Cape Town is drowning in confusion over the drought crisis

19 January 2018 - 13:18
By tom eaton AND Tom Eaton
People queue to  fill up water bottles at Muizenberg spring in Cape Town.
Image: Esa Alexander People queue to fill up water bottles at Muizenberg spring in Cape Town.

Here’s what we know about the Cape Town water crisis right now.

From February, Capetonians will be urged to use 50 litres of water per person per day, except for the 60% of them who were previously urged to use only 87 litres per day but will now continue using more than 87 litres per day because – and this is really shocking – it turns out that urging has no coercive effect whatsoever.

This news, however, has come as a welcome relief to the one percent who, until now, had been the prime suspects when it came to excessive water use: Cape Town’s 60% have proved that you don’t have to be in the one percent to be 100% entitled asshole.

There has been some confusion about urban versus rural water use. The fact is that farmers are using almost exactly as much water as the city, and have taken a massive hit as they have reduced water consumption by over 50%, and have started racking up major financial losses, except on Facebook, where farmers are using between 100% and 250% of all current and future water.

People also don’t seem sure whether the desalination plants are being built and if the aquifers are being drilled. The answer is: absolutely, yes, soon, almost certainly, partially, and no.

Just because it has the potential to devolve into a bloody, roaring, dystopian nightmare, there is no reason why it can’t devolve into a well-run bloody, roaring, dystopian nightmare.

Most dramatically of all, we now know that on April 21, “Day Zero”, the city will turn off the taps but only in everyone’s houses and schools and most businesses. That’s because Patricia de Lille said that a well-run city doesn’t run out of water and, because Cape Town is a well-run city, the water will be turned off before it runs out and so, even though it will feel like the water has run out, what with toilets no longer flushing and the economy grinding to a halt, it is important to remember at all times, especially when you’re looking for somewhere downwind to poop, that Cape Town remains a well-run city and that there are loads of water being doled out at collection points and guarded by police in riot gear.

I can’t emphasise this enough: Just because it has the potential to devolve into a bloody, roaring, dystopian nightmare, there is no reason why it can’t devolve into a well-run bloody, roaring, dystopian nightmare.

How did we get here? That’s easy.

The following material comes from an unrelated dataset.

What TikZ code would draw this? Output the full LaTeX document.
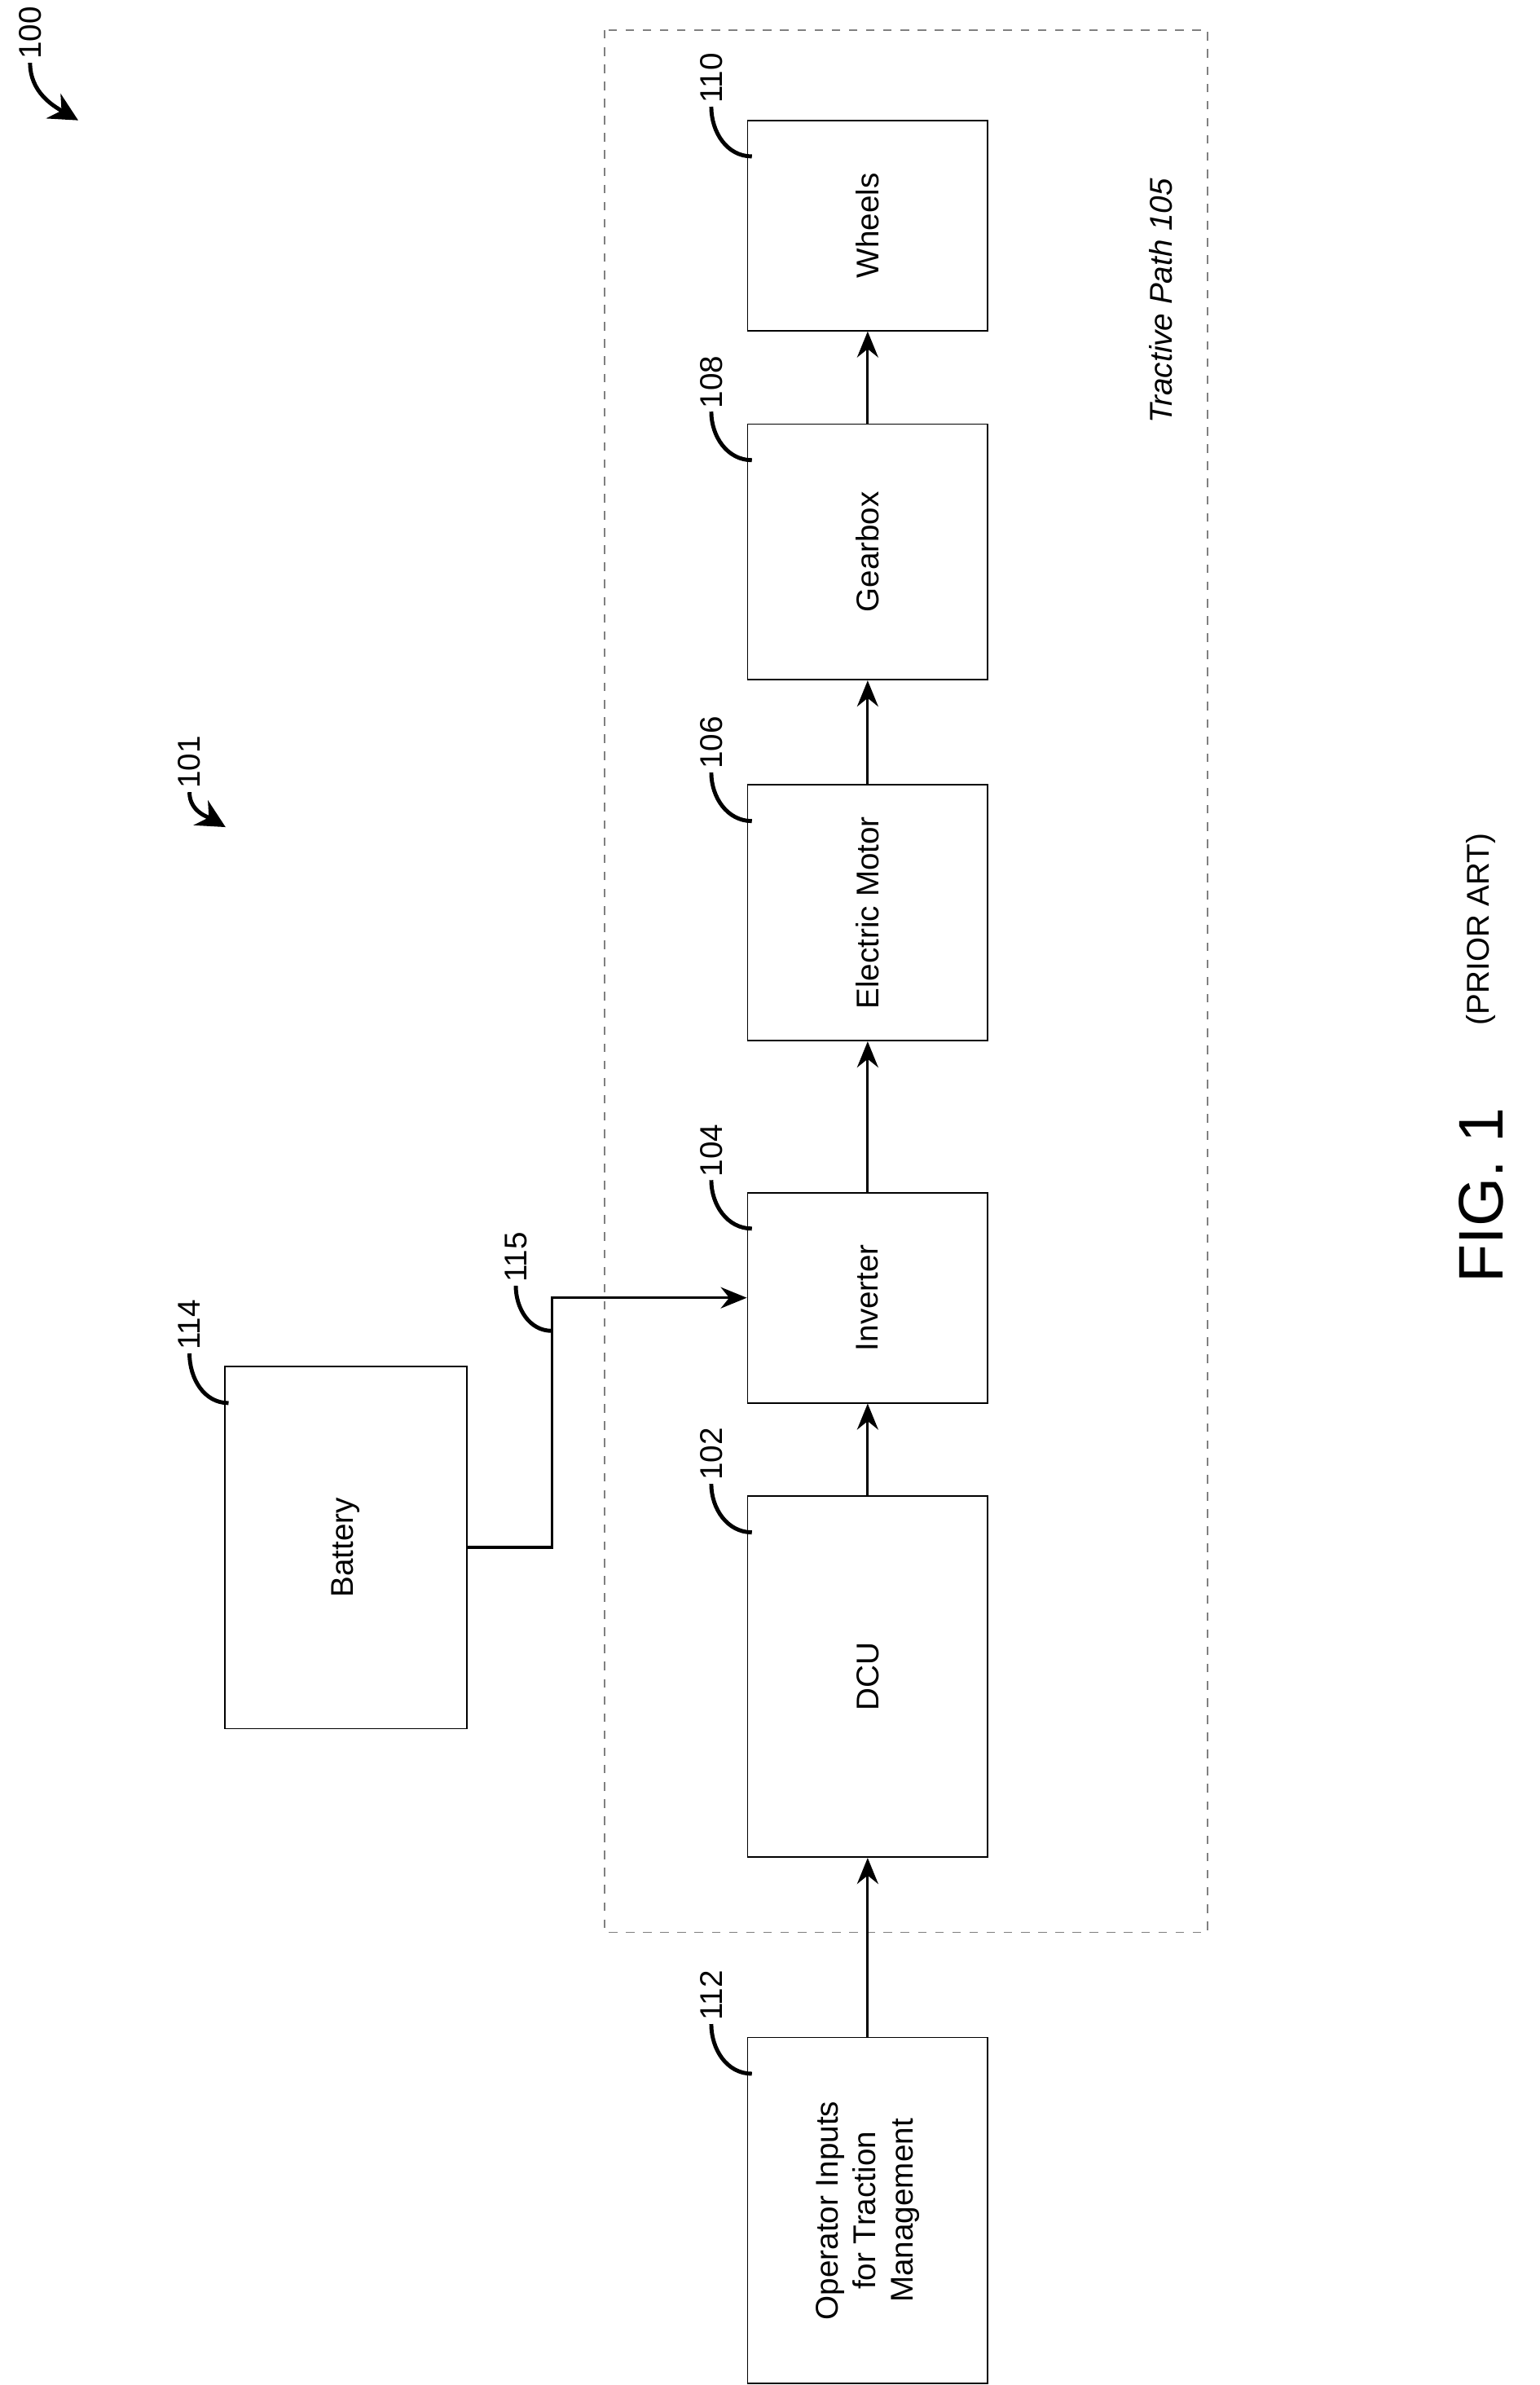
\documentclass[tikz,border=0pt]{standalone}
\usepackage{fontspec}
\setmainfont{Liberation Sans}
\usetikzlibrary{arrows.meta}
\begin{document}
\begin{tikzpicture}[x=0.01846cm,y=-0.01846cm]
	\tikzstyle{blk} = [draw=black, line width=0.5pt, rotate=90, minimum height=2.95cm, inner sep=0pt, align=center, font=\fontsize{11}{13}\selectfont]
\tikzstyle{line} = [line width=0.9pt,-{Stealth[length=3.2mm,width=2.6mm]}]
\tikzstyle{lead} = [line width=1.4pt]
\tikzstyle{num} = [rotate=90, inner sep=1pt, font=\fontsize{11}{13}\selectfont]
\useasboundingbox (0,0) rectangle (1024,1586);
\draw[gray, dashed, line width=0.4pt] (402,20) rectangle (803,1285);
\node(wh)[blk, minimum width=2.58cm] at (577,150) {Wheels};
\node(gb)[blk, minimum width=3.14cm] at (577,367) {Gearbox};
\node(em)[blk, minimum width=3.14cm] at (577,607) {Electric Motor};
\node(inv)[blk, minimum width=2.58cm] at (577,863) {Inverter};
\node(dcu)[blk, minimum width=4.43cm] at (577,1115) {DCU};
\node(op)[blk, minimum width=4.25cm] at (577,1470) {Operator Inputs\\for Traction\\Management};
\node(bat)[blk, minimum width=4.45cm, minimum height=2.97cm] at (230,1029) {Battery};
\coordinate (k) at (367,863);
\draw[line] (gb.east) -- (wh.west);
\draw[line] (em.east) -- (gb.west);
\draw[line] (inv.east) -- (em.west);
\draw[line] (dcu.east) -- (inv.west);
\draw[line] (op.east) -- (dcu.west);
\draw[line] (bat.south) -| (k) -- (inv.north);
% reference numerals
\node(n110)[num] at (473,52) {110};
\node(n108)[num] at (473,254) {108};
\node(n106)[num] at (473,494) {106};
\node(n104)[num] at (473,765) {104};
\node(n102)[num] at (473,967) {102};
\node(n112)[num] at (473,1327) {112};
\node(n114)[num] at (126,881) {114};
\node(n115)[num] at (343,836) {115};
\node(n100)[num] at (20,22) {100};
\node(n101)[num] at (126,507) {101};
\draw[lead] (n110.west) to[out=-90,in=180] (500,104);
\draw[lead] (n108.west) to[out=-90,in=180] (500,306);
\draw[lead] (n106.west) to[out=-90,in=180] (500,546);
\draw[lead] (n104.west) to[out=-90,in=180] (500,817);
\draw[lead] (n102.west) to[out=-90,in=180] (500,1019);
\draw[lead] (n112.west) to[out=-90,in=180] (500,1379);
\draw[lead] (n114.west) to[out=-90,in=180] (152,933);
\draw[lead] (n115.west) to[out=-90,in=180] (367,885);
\draw[lead,-{Stealth[length=3.5mm,width=3.5mm]}] (n100.west) to[out=-90,in=150] (52,80);
\draw[lead,-{Stealth[length=3.5mm,width=3.5mm]}] (n101.west) to[out=-90,in=150] (150,550);
\node(tp)[rotate=90, font=\itshape\fontsize{11}{13}\selectfont] at (772,200) {Tractive Path 105};
\node(fig)[rotate=90, font=\fontsize{22}{26}\selectfont] at (985,795) {FIG. 1};
\node(pa)[rotate=90, font=\fontsize{11}{13}\selectfont] at (985,618) {(PRIOR ART)};
\end{tikzpicture}
\end{document}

We know that this crisis arose because the provincial government didn’t react quickly enough to the fact that the national government wasn’t reacting at all, and that it is mostly the fault of Patricia de Lille, who is completely blameless, the real villain being Helen Zille, who tried to tackle the crisis years ago and also ignored it until it was too late. (Also climate change and science, but I concede that it’s fantastically unrewarding having a Facebook fight with a data set and a graph so I don’t expect you to get worked up about that.)

The most important thing we know for sure, however, is that we don’t know anything for sure.

At this point I’m not even sure I believe the city’s figures about anything. How do they know how many people live in a house when they don’t even know how many people live in Cape Town? In fact I’m no longer sure they could tell us the truth even if they knew it.

For example: the city dare not tell us that it’s all going to be OK. Offer even a whisper of reassurance and the 60%ers will throw the sluices even wider and go back to growing their ornamental mangrove swamps and washing their cars with the annual rainfall of Belize.

But if we can’t depend on them to tell us the good news, can we trust them to tell us the bad? It sounds mad, but given how unhinged this is all feeling, I have serious doubts. Should the worst really happen, Mmusi Maimane cannot go on TV and say: “Ja nee, I’m afraid this one got away from us, so those who can evacuate should probably start making plans sooner rather than later.” So what will they tell us? And when?

Which brings us to the thing that Cape Town needs even more urgently than rain: visible, reassuringly busy leadership.

Everyone in the city is feeling the vacuum. We’re all floating, helpless and anxious, gravitating towards anyone who knows anything even faintly official or scientific. Hell, if Cyril Ramaphosa got up on the balcony at the city hall and outlined a draconian plan to crack down on water wastage and explained the practicalities of life beyond Day Zero, I swear the ANC would double its vote in the province.

Meanwhile, I pray that nobody in the administration is involved in any industrial-scale cheating by some politically connected bottling plant or farm. Because if that ever came out, Capetonians would crucify the people involved. I don’t mean that figuratively. I mean we’d take them and nail them to crosses, upside down, all along the M5.

Yesterday the mayor’s office told me that they would reveal the Day Zero plans soon. It was good to get a response, but soon needs to be today. Because time, like baths, is a luxury we can no longer afford.